● **YOUR TASK**
Leave out the pictures, then reproduce the rest of the material exactly.
#####
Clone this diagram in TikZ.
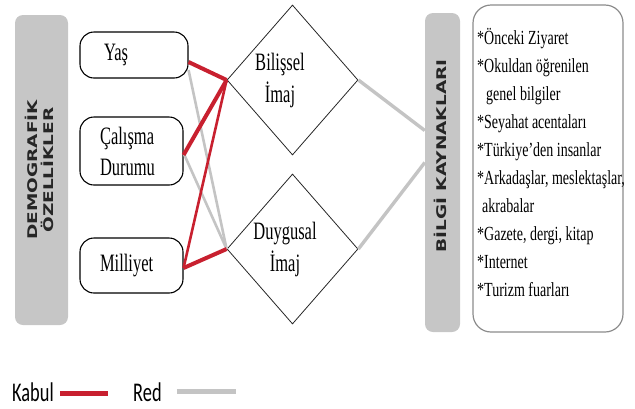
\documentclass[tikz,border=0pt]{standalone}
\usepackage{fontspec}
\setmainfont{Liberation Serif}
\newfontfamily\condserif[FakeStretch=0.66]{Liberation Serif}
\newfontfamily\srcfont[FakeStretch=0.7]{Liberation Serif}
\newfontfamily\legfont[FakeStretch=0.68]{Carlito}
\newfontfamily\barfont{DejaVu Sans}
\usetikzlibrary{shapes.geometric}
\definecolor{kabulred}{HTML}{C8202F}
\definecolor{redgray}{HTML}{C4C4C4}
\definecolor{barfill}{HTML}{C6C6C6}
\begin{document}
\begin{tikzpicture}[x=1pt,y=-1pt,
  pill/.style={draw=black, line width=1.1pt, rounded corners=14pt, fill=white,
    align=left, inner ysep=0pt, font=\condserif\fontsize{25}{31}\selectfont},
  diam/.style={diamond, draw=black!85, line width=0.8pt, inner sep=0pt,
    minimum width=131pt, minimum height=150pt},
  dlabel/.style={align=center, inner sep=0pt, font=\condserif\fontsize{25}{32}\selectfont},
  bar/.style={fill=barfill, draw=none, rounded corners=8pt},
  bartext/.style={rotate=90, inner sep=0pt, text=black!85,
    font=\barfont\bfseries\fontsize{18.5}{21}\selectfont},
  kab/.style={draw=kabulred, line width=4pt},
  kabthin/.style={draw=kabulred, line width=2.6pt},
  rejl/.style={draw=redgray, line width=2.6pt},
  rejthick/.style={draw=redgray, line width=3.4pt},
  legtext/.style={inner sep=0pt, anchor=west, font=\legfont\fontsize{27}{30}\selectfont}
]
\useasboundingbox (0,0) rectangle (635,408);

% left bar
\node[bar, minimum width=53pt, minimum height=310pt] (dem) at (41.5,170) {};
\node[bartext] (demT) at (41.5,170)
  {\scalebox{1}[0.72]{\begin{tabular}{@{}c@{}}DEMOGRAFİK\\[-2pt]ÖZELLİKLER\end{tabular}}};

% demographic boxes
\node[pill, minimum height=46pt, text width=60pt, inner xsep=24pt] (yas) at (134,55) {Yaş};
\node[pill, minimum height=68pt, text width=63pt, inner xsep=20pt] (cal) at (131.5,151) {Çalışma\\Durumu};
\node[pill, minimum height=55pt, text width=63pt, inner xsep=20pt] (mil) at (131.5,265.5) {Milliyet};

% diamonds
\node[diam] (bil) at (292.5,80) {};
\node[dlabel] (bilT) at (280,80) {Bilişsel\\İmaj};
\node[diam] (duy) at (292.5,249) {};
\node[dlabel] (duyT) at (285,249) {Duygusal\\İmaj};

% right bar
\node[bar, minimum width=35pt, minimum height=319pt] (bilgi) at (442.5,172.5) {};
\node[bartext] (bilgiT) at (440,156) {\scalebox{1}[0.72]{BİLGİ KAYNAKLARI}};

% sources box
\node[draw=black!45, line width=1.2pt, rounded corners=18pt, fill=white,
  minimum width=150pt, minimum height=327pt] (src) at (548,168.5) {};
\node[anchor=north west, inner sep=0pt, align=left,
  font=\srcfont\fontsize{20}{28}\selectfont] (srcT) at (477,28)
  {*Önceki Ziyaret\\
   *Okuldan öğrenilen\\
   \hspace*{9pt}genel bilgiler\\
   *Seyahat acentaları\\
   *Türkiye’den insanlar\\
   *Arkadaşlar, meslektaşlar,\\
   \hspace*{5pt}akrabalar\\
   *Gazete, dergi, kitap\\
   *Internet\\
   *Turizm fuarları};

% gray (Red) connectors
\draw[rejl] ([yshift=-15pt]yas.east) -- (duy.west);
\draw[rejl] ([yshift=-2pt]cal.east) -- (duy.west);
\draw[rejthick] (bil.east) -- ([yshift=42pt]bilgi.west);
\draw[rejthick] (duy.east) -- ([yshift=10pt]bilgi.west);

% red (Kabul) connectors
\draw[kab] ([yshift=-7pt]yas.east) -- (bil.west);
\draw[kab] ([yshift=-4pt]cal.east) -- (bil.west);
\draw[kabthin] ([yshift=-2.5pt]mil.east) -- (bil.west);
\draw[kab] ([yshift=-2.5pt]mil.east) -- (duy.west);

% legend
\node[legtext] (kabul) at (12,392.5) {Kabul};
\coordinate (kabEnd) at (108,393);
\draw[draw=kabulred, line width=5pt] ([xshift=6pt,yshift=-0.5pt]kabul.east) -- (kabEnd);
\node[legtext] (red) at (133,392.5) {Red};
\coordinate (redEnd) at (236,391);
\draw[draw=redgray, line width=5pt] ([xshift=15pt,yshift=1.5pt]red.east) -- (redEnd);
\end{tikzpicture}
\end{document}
#####
● **FULL OUTPUT**
Clone this diagram in TikZ.
\documentclass[tikz,border=0pt]{standalone}
\usepackage{fontspec}
\setmainfont{Liberation Serif}
\newfontfamily\condserif[FakeStretch=0.66]{Liberation Serif}
\newfontfamily\srcfont[FakeStretch=0.7]{Liberation Serif}
\newfontfamily\legfont[FakeStretch=0.68]{Carlito}
\newfontfamily\barfont{DejaVu Sans}
\usetikzlibrary{shapes.geometric}
\definecolor{kabulred}{HTML}{C8202F}
\definecolor{redgray}{HTML}{C4C4C4}
\definecolor{barfill}{HTML}{C6C6C6}
\begin{document}
\begin{tikzpicture}[x=1pt,y=-1pt,
  pill/.style={draw=black, line width=1.1pt, rounded corners=14pt, fill=white,
    align=left, inner ysep=0pt, font=\condserif\fontsize{25}{31}\selectfont},
  diam/.style={diamond, draw=black!85, line width=0.8pt, inner sep=0pt,
    minimum width=131pt, minimum height=150pt},
  dlabel/.style={align=center, inner sep=0pt, font=\condserif\fontsize{25}{32}\selectfont},
  bar/.style={fill=barfill, draw=none, rounded corners=8pt},
  bartext/.style={rotate=90, inner sep=0pt, text=black!85,
    font=\barfont\bfseries\fontsize{18.5}{21}\selectfont},
  kab/.style={draw=kabulred, line width=4pt},
  kabthin/.style={draw=kabulred, line width=2.6pt},
  rejl/.style={draw=redgray, line width=2.6pt},
  rejthick/.style={draw=redgray, line width=3.4pt},
  legtext/.style={inner sep=0pt, anchor=west, font=\legfont\fontsize{27}{30}\selectfont}
]
\useasboundingbox (0,0) rectangle (635,408);

% left bar
\node[bar, minimum width=53pt, minimum height=310pt] (dem) at (41.5,170) {};
\node[bartext] (demT) at (41.5,170)
  {\scalebox{1}[0.72]{\begin{tabular}{@{}c@{}}DEMOGRAFİK\\[-2pt]ÖZELLİKLER\end{tabular}}};

% demographic boxes
\node[pill, minimum height=46pt, text width=60pt, inner xsep=24pt] (yas) at (134,55) {Yaş};
\node[pill, minimum height=68pt, text width=63pt, inner xsep=20pt] (cal) at (131.5,151) {Çalışma\\Durumu};
\node[pill, minimum height=55pt, text width=63pt, inner xsep=20pt] (mil) at (131.5,265.5) {Milliyet};

% diamonds
\node[diam] (bil) at (292.5,80) {};
\node[dlabel] (bilT) at (280,80) {Bilişsel\\İmaj};
\node[diam] (duy) at (292.5,249) {};
\node[dlabel] (duyT) at (285,249) {Duygusal\\İmaj};

% right bar
\node[bar, minimum width=35pt, minimum height=319pt] (bilgi) at (442.5,172.5) {};
\node[bartext] (bilgiT) at (440,156) {\scalebox{1}[0.72]{BİLGİ KAYNAKLARI}};

% sources box
\node[draw=black!45, line width=1.2pt, rounded corners=18pt, fill=white,
  minimum width=150pt, minimum height=327pt] (src) at (548,168.5) {};
\node[anchor=north west, inner sep=0pt, align=left,
  font=\srcfont\fontsize{20}{28}\selectfont] (srcT) at (477,28)
  {*Önceki Ziyaret\\
   *Okuldan öğrenilen\\
   \hspace*{9pt}genel bilgiler\\
   *Seyahat acentaları\\
   *Türkiye’den insanlar\\
   *Arkadaşlar, meslektaşlar,\\
   \hspace*{5pt}akrabalar\\
   *Gazete, dergi, kitap\\
   *Internet\\
   *Turizm fuarları};

% gray (Red) connectors
\draw[rejl] ([yshift=-15pt]yas.east) -- (duy.west);
\draw[rejl] ([yshift=-2pt]cal.east) -- (duy.west);
\draw[rejthick] (bil.east) -- ([yshift=42pt]bilgi.west);
\draw[rejthick] (duy.east) -- ([yshift=10pt]bilgi.west);

% red (Kabul) connectors
\draw[kab] ([yshift=-7pt]yas.east) -- (bil.west);
\draw[kab] ([yshift=-4pt]cal.east) -- (bil.west);
\draw[kabthin] ([yshift=-2.5pt]mil.east) -- (bil.west);
\draw[kab] ([yshift=-2.5pt]mil.east) -- (duy.west);

% legend
\node[legtext] (kabul) at (12,392.5) {Kabul};
\coordinate (kabEnd) at (108,393);
\draw[draw=kabulred, line width=5pt] ([xshift=6pt,yshift=-0.5pt]kabul.east) -- (kabEnd);
\node[legtext] (red) at (133,392.5) {Red};
\coordinate (redEnd) at (236,391);
\draw[draw=redgray, line width=5pt] ([xshift=15pt,yshift=1.5pt]red.east) -- (redEnd);
\end{tikzpicture}
\end{document}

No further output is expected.